With this whole controversial topic of the issues we as a global community may face with a gradually melting world, I wanted to take some time out to explain what got me so passionate about this topic in the first place.
As you may not know I went to Southampton University to study my undergraduate degree in BSc Geography. My dissertation and the findings of the work was the main cause for my concern of the future of cryospheric melting. My dissertation aimed to look at glacial fluviology and the impacts of glacial melt of the proglacial landscape. My study site was located in the Swiss Alps, covering two glacial systems; the Gornergletscher and the Findelengletscher located in close proximity to the mountain region of Zermatt. Readings of water and air temperature, cloud cover, water pH and solutes, discharge, river cross sectional area and suspended sediment concentration were taken at hourly intervals on the two systems for 3 days at each site. The results I gathered showed alarming implications to not only damming systems but potential issues with structural damage to the urban habitable region of Zermatt where the melt water flowed through. At the current rate glacial melt and retreat, the damming systems in the Swiss Alps (which ultimately control the discharge reaching the urban regions) will be exerted to extreme stress and potential for flash flooding or a great need for further investment into better damming systems. Furthermore, with increased discharge you can expect increased suspended sediment load, eroding the dam turbines leading to potential hazards in the future. This was only my first cause of concern about climatic changes impacting the cryosphere.

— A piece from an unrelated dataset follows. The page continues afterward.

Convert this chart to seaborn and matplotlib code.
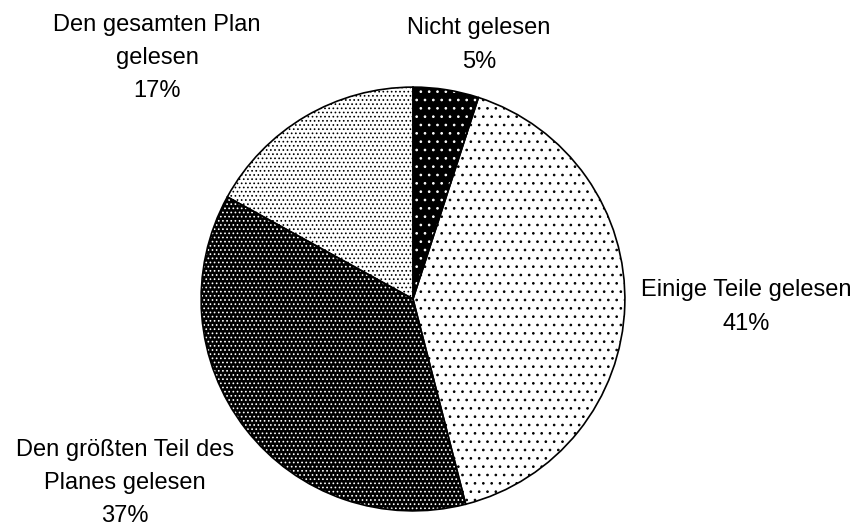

Image 1: Large volumes of water entering a glacial moulin on the Gornergletscher
Wanting to investigate this further, me and my colleagues spent the rest of our time climbing up to the glaciers and recording the glacial ablation on the surface, and I can tell you now, we were all shocked with the results. Surface melt rates reached a net loss of up to 5 cm a day in certain parts of the glacier. New moulins (surface entrances to the glacier where water channels flow down: see Image 1) seemed to appear each day, indicating increased melt rates and leading to glacial movement of the snout into warmer lower altitudes. We also noticed chunks of the glacial snout (Image 2) began to break off at rates you could only imagine seeing on a David Attenborough documentary!
Image 2: Large blocks of ice break off the snout of the Findelengletscher
The overall picture of what I'm trying to say here is that climate change is occurring, and its impacting our planets glaciers at a much faster rate any of us can imagine. People who have seen these incredible features up close will all say the same thing as well. They are awe-inspiring, yet, they are altering at rates unprecedented to recent history. Not only are the notable changes of importance here, but the secondary impacts which are usually unseen to the naked eye (such as dam damage and risk to future flash flooding in urban areas) are equally as important, if not more worrying than watching the glaciers disappear.
Now you have seen an overview to the topic and why I'm passionate about the possible implications a melting world will bring, I will focus on some of the major global issues which we are facing now with the melting world.
Thursday, 15 October 2015
The cryosphere, encompassing the Earth’s ice masses – notably Antarctica, the Arctic, the Greenland Ice Sheet and glacial systems, is currently under threat from the impacts of climate change. If mitigation or adaptation methods are not implemented sooner rather than later, the impact of a globally melting world will affect everyone on this planet in one way or another. This blog will attempt to answer two remaining questions which are currently unanswered; 1) Can we survive? And 2) Have we reached a point of no return? But first we must understand why the Earth in noticing increased temperatures.
Current records show that the Earth is undergoing a warming period like any other seen in recent history. As seen in data provided from the IPCC, between 1880 and 2012, warming has been recorded at about 0.85oC with most of this warming being seen post World War II era. Using temperature reconstruction models, it is evident that temperatures in the Northern Hemisphere and around the world have rocketed above the norm. This has been deduced to anthropogenic activities over the past 100 years, through the increasing production of Greenhouse Gas Emissions, and activities which alter the environmental conditions.
So why is this happening and what are the consequences which have followed? Well, this could be linked to the evermore globalised and interconnected world we live in, combined with further technological advances over the past 150 years and a growing global population. The increasing use of the finite fossil fuels we have left on this planet to not only produce goods for purchase, but to make daily lives easier, has seen a rise in dangerous Greenhouse Gas Emissions such as CO2. This ‘thickening of the Earth’s blanket’ has meant that rates of radiative forcing have increased, leading to a warming of the Earth. But what are the consequences of this warming? The list of problems created is endless. In all biomes and environments around the world, climate change has impacted them all in some form with arguably the most notable changes occurring in the cryosphere. This recognition of an altering planet is the reason why scientists such as Gabrielle Walker have questioned if we have reached the point of no return. Can we survive this warming period, and if we can, how are we already adapting to survive in a frightfully altering Earth?